### TASK REQUIREMENTS:
Take each line that has the word "matplotlib" and return it.

### DATASET EXTRACT:
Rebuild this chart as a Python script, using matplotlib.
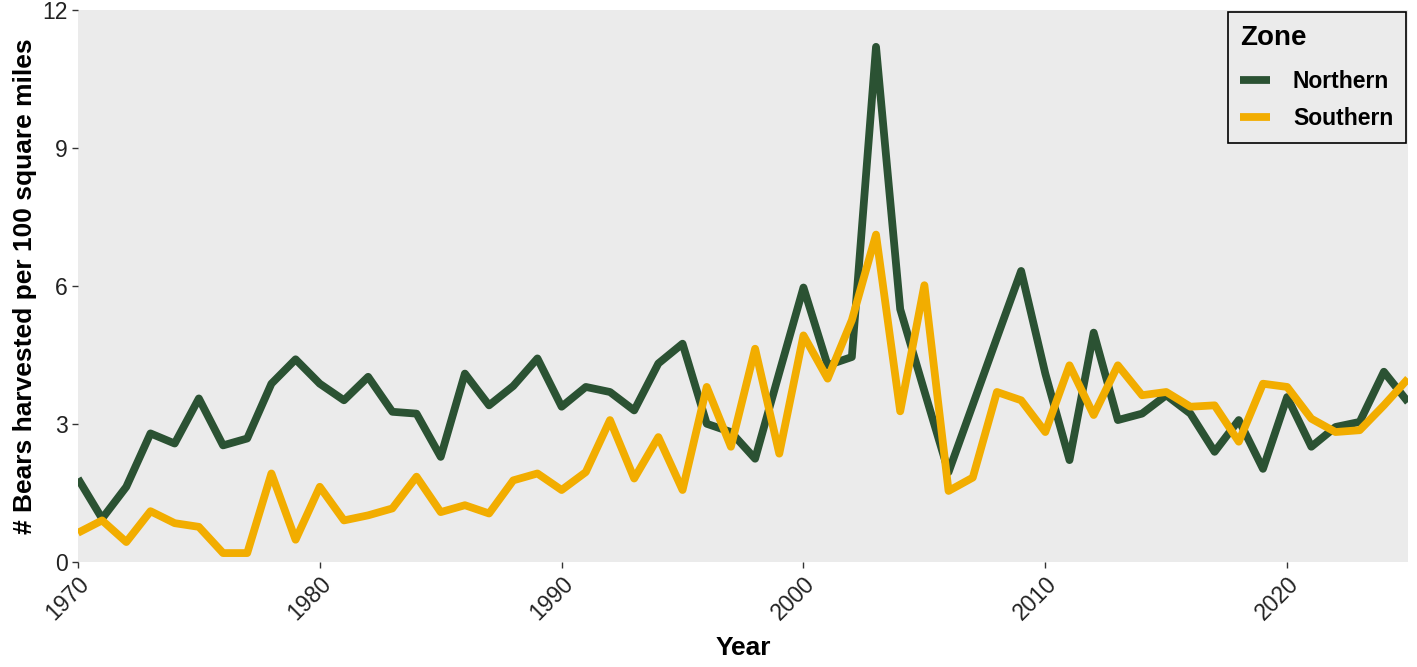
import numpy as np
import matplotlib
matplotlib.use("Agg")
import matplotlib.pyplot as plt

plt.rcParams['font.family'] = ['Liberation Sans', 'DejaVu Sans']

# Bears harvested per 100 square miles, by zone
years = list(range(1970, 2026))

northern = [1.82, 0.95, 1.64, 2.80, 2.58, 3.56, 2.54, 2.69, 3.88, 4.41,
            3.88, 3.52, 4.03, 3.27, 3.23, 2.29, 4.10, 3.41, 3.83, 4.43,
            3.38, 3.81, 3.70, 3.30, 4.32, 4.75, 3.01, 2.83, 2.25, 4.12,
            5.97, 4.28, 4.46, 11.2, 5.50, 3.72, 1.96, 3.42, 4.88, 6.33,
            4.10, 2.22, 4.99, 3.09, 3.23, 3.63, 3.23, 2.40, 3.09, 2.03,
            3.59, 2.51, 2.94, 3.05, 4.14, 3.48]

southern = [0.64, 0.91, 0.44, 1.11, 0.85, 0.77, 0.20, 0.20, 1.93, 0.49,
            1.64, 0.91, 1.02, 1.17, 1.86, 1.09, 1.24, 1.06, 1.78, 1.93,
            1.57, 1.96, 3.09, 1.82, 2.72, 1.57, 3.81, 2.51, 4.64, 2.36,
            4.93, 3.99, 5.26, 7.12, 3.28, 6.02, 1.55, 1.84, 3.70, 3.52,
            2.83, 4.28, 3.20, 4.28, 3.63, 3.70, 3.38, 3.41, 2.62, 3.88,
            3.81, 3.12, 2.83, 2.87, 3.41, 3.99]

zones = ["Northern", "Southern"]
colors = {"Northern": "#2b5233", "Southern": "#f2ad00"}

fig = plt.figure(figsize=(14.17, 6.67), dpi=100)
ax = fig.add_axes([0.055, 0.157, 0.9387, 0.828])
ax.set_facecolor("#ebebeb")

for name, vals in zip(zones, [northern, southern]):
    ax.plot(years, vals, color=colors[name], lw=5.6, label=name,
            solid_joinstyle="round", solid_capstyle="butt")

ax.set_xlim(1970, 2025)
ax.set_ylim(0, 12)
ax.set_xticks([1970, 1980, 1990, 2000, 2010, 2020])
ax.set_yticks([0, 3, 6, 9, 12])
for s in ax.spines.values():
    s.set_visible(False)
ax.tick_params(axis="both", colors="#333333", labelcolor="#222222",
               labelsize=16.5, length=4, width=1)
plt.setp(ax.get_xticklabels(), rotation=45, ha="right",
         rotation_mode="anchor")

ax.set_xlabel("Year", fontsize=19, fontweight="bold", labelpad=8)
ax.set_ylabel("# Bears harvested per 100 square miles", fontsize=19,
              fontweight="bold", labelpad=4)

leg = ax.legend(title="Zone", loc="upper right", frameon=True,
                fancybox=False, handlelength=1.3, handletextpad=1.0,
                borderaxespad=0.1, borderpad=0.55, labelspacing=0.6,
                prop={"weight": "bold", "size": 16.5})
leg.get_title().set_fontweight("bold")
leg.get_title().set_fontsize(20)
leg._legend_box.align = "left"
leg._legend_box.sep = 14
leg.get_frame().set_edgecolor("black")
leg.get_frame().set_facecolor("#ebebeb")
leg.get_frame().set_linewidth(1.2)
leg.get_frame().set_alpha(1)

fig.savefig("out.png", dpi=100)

### EXERCISE RESPONSE:
Rebuild this chart as a Python script, using matplotlib.
import matplotlib
matplotlib.use("Agg")
import matplotlib.pyplot as plt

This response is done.